Aliás, o inusitado apareceu em sua classe: o influenciador digital Bode Gaiato resolveu entrar no curso. “Quando soube, eu logo disse: traz ele para dar aula”. Bode Gaiato faz sucesso com animações em vídeo (veja) e sua popularidade fez que estrelasse inclusive campanhas de conscientização do governo estadual contra a direção após a ingestão de álcool.* Instada a projetar o ensino da próxima década, Domingues aposta em fatos já existentes, como a necessidade de formação continuada constante e a abertura cada vez maior para mudanças constantes de carreira. Mas também em formações “tipo lego”, ou seja, com os estudantes que montam o próprio caminho em cursos mais flexíveis, sem que haja necessariamente uma habilitação final. E, num retorno a um passado bem distante, prevê a conexão entre as áreas de humanas e exatas.
Futuro original
Para instituições sediadas fora dos grandes centros, a busca pelo futuro equivale à busca pela sobrevivência. Em especial após o processo de fusões e aquisições ocorrido nos primeiros anos deste século, muitas IES menores tiveram de projetar as necessidades de seu público ao longo do tempo. É o caso, por exemplo, da Fundação Hermínio Ometto (FHO), de Araras/SP, e do Centro Universitário do Pará (Cesupa), que percorreram caminhos parecidos em suas respectivas áreas.
Sérgio Fiuza, reitor da Cesupa, lembra que, por ocasião de seu primeiro recadastramento no MEC, lançou o curso de medicina, enquanto o mercado se agitava, criando alguns grandes players. Havia pouco tempo, sua IES havia pensado em quatro vertentes para o futuro: financiamento, expansão do sistema, investimento em qualidade e diversidade.
Desses tópicos, o cenário obrigou a investir sobretudo na diversidade. “Vimos que havia uma nova agenda, em termos de público, em que seria preciso enfatizar parcerias com comunidades e empresas e atividades de extensão”, relembra. Isso significou investir na qualidade do curso de medicina, para criar um diferencial local. Mas, além disso, conectar-se a outras instituições. Em 2012, foi fundada uma rede local com outras 12 instituições para pensar na geração de riquezas. Agora, em setembro de 2023, haverá o primeiro processo seletivo do novo mestrado em Inteligência Territorial e Sustentabilidade, que vem sendo estruturado desde 2017. “Começamos a criar uma agenda para impactar a sociedade. Para isso, precisamos mexer em currículos e metodologias, transformar as atividades acadêmicas em entregas para a população”, diz Fiuza.
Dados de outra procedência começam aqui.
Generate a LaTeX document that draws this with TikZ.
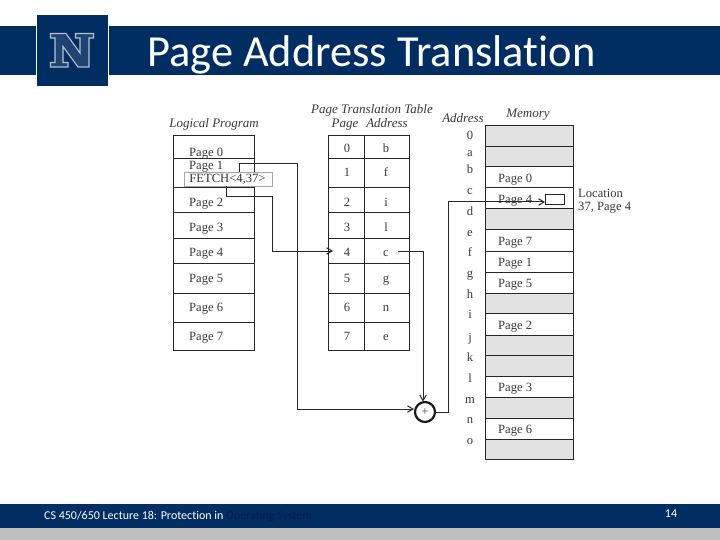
\documentclass[tikz,border=0pt]{standalone}
\usepackage{fontspec}
\setmainfont{Liberation Serif}
\newfontfamily\slidefont[Ligatures=NoCommon]{Carlito}
\usetikzlibrary{arrows.meta}
\definecolor{navy}{HTML}{002E62}
\definecolor{footgray}{HTML}{BFBFBF}
\definecolor{memgray}{HTML}{E2E2E2}
\definecolor{inkgray}{HTML}{3A3A3A}
\definecolor{logoline}{HTML}{B4C1D2}
\definecolor{logofill}{HTML}{1F4474}
\definecolor{darktext}{HTML}{0A1A50}
\tikzset{
  x=1pt,y=-1pt,
  rowbox/.style={draw=black!85,line width=1pt,inner sep=0pt,outer sep=0pt},
  caption/.style={inner sep=0pt,text=inkgray,anchor=base,font=\fontsize{13}{13}\selectfont\itshape},
  plain/.style={inner sep=0pt,text=inkgray,yshift=-2pt,font=\fontsize{12.6}{12.5}\selectfont},
  pagetext/.style={plain,anchor=mid west},
  celltext/.style={plain,anchor=mid},
  wire/.style={draw=black!85,line width=1pt},
  wirearrow/.style={wire,-{Straight Barb[length=5.5pt,width=6.5pt,line width=1pt]}},
}
% x1 x2 y1 y2 fill name
\newcommand{\rowcell}[6]{%
  \node[rowbox,fill=#5,minimum width=#2pt-#1pt,minimum height=#4pt-#3pt,anchor=north west] (#6) at (#1,#3) {};}
\begin{document}
\begin{tikzpicture}
\useasboundingbox (0,0) rectangle (720,540);
\fill[white] (0,0) rectangle (720,540);
% header
\fill[navy] (0,26) rectangle (36,75);
\fill[navy] (109,26) rectangle (720,75);
\fill[navy] (37,15) rectangle (108,86);
\draw[line width=1.1pt,draw=logoline,fill=logofill,line join=miter]
  (50.5,33.5) -- (66,33.5) -- (80,53) -- (80,38) -- (75.5,38) -- (75.5,33.5) -- (93.5,33.5) -- (93.5,38) -- (89,38)
  -- (89,67) -- (78,67) -- (63,46.5) -- (63,62.5) -- (68,62.5) -- (68,67) -- (50.5,67) -- (50.5,62.5) -- (55,62.5)
  -- (55,38) -- (50.5,38) -- cycle;
\node[anchor=base west,inner sep=0pt,text=white,font=\slidefont\fontsize{44.4}{44.4}\selectfont] (title) at (147,66.5) {Page Address Translation};
% footer
\fill[navy] (0,504) rectangle (720,528);
\fill[footgray] (0,528) rectangle (720,540);
\node[anchor=base west,inner sep=0pt,text=white,font=\slidefont\fontsize{12}{12}\selectfont] (foot) at (44,519) {CS 450/650 Lecture 18: Protection in \textcolor{darktext}{Operating System}};
\node[inner sep=0pt,text=white,font=\slidefont\fontsize{12}{12}\selectfont] (pnum) at (671,513.5) {14};
% captions
\node[caption] (capl) at (214,128) {Logical Program};
\node[caption] (capt) at (372,114) {Page Translation Table};
\node[caption] (capp) at (345,128) {Page};
\node[caption] (capa) at (387,128) {Address};
\node[caption] (capb) at (463,123) {Address};
\node[caption] (capm) at (528,118) {Memory};
% logical program
\foreach \ya/\yb/\n in {136/159/0,159/188/1,188/213/2,213/238.5/3,238.5/263/4,263/293/5,293/322/6,322/350/7}{
  \rowcell{173.5}{254.5}{\ya}{\yb}{white}{lp\n}
}
\foreach \n/\y in {0/152.5,1/165,2/202.5,3/227.5,4/252.5,5/278.5,6/307.5,7/336}{
  \node[pagetext] (lpt\n) at (189,\y) {Page \n};
}
\node[draw=black!35,fill=white,line width=0.7pt,inner sep=0pt,minimum width=88pt,minimum height=14.5pt,anchor=north west,text=black!80,font=\fontsize{12.6}{12.6}\selectfont,text width=78pt,align=left] (fetch) at (184,172) {FETCH<4,37>};
% translation table
\foreach \ya/\yb/\n in {136/159/0,159/188/1,188/213/2,213/238.5/3,238.5/263/4,263/293/5,293/322/6,322/350/7}{
  \rowcell{328}{364}{\ya}{\yb}{white}{tp\n}
  \rowcell{364}{409}{\ya}{\yb}{white}{ta\n}
}
\foreach \n/\a/\y in {0/b/148.5,1/f/172.5,2/i/202.5,3/l/227.5,4/c/252.5,5/g/278.5,6/n/307.5,7/e/336}{
  \node[celltext] (tpt\n) at (347,\y) {\n};
  \node[celltext] (tat\n) at (386,\y) {\a};
}
% memory
\foreach \ya/\yb/\f/\n in {126/147/memgray/0,147/167/memgray/1,167/188/white/2,188/209/white/3,209/230/memgray/4,230/251/white/5,251/272/white/6,272/293/white/7,293/313/memgray/8,313/335/white/9,335/355/memgray/10,355/376/memgray/11,376/397/white/12,397/418/memgray/13,418/439/white/14,439/459/memgray/15}{
  \rowcell{485}{573}{\ya}{\yb}{\f}{m\n}
}
\foreach \n/\y in {0/178,4/199,7/241.5,1/262.5,5/283.5,2/325.5,3/387.5,6/429.5}{
  \node[pagetext] (mt\n) at (498,\y) {Page \n};
}
% addresses
\foreach \t/\y in {0/135,a/152,b/169,c/190,d/211,e/232,f/252,g/273,h/294,i/314,j/337,k/357,l/378,m/399,n/419,o/440}{
  \node[celltext] (ad\t) at (470,\y) {\t};
}
% target location
\node[draw=black!85,fill=white,line width=1pt,inner sep=0pt,minimum width=19pt,minimum height=10pt,anchor=north west] (target) at (545,194) {};
\node[plain,anchor=west,align=left] (loc) at (578,199) {Location\\37, Page 4};
% adder
\node[circle,draw=black!90,fill=white,line width=2.2pt,minimum size=20pt,inner sep=0pt,font=\fontsize{12}{12}\selectfont,text=inkgray] (plus) at (425,412) {+};
% free ends
\coordinate (fa) at (239,172);
\coordinate (fb) at (226,186.5);
\coordinate (into4) at (333,251);
\coordinate (outc) at (398,251);
% connectors
\draw[wirearrow] (fa) |- (297,164) |- (plus.west |- 0,409);
\draw[wirearrow] (fb) |- (272,197) |- (into4);
\draw[wirearrow] (outc) -| (423,401.5);
\draw[wirearrow] (plus.east) -| (448,202) -- (target.west |- 0,202);
\end{tikzpicture}
\end{document}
A mesma sensibilidade teve o reitor da FHO, José Antônio Mendes. Ao perceber que os alunos se envolvem bastante com questões ambientais, a IES criou uma disciplina de sustentabilidade para todos os cursos, tendo como base os 17 Objetivos de Desenvolvimento Sustentável, da Organização das Nações Unidas.
Segundo Mendes, a instituição avaliou o perfil de seu público e constatou a presença de 40% de alunos da cidade e 60% do entorno, na maioria pessoas de baixa renda (classes C e D). A proposta, então, foi a de manter-se relevante para o desenvolvimento regional, facilitando o acesso por meio de bolsas (90% dos alunos têm algum tipo de bolsa) e transporte.
Para combater a deficiência de formação dos ingressantes, há um trabalho de nivelamento da aprendizagem.
Para os próximos anos, a FHO pensa em investir em tecnologia, mas dosando-a com atividades presenciais; quer continuar oferecendo cursos demandados pelo mercado de trabalho local e, entre outras metas, aprofundar as oportunidades para os alunos e a oferta de atividades de extensão. Algumas realidades mais futuristas, ao menos por algum tempo, só serão acessíveis no mundo ficcional.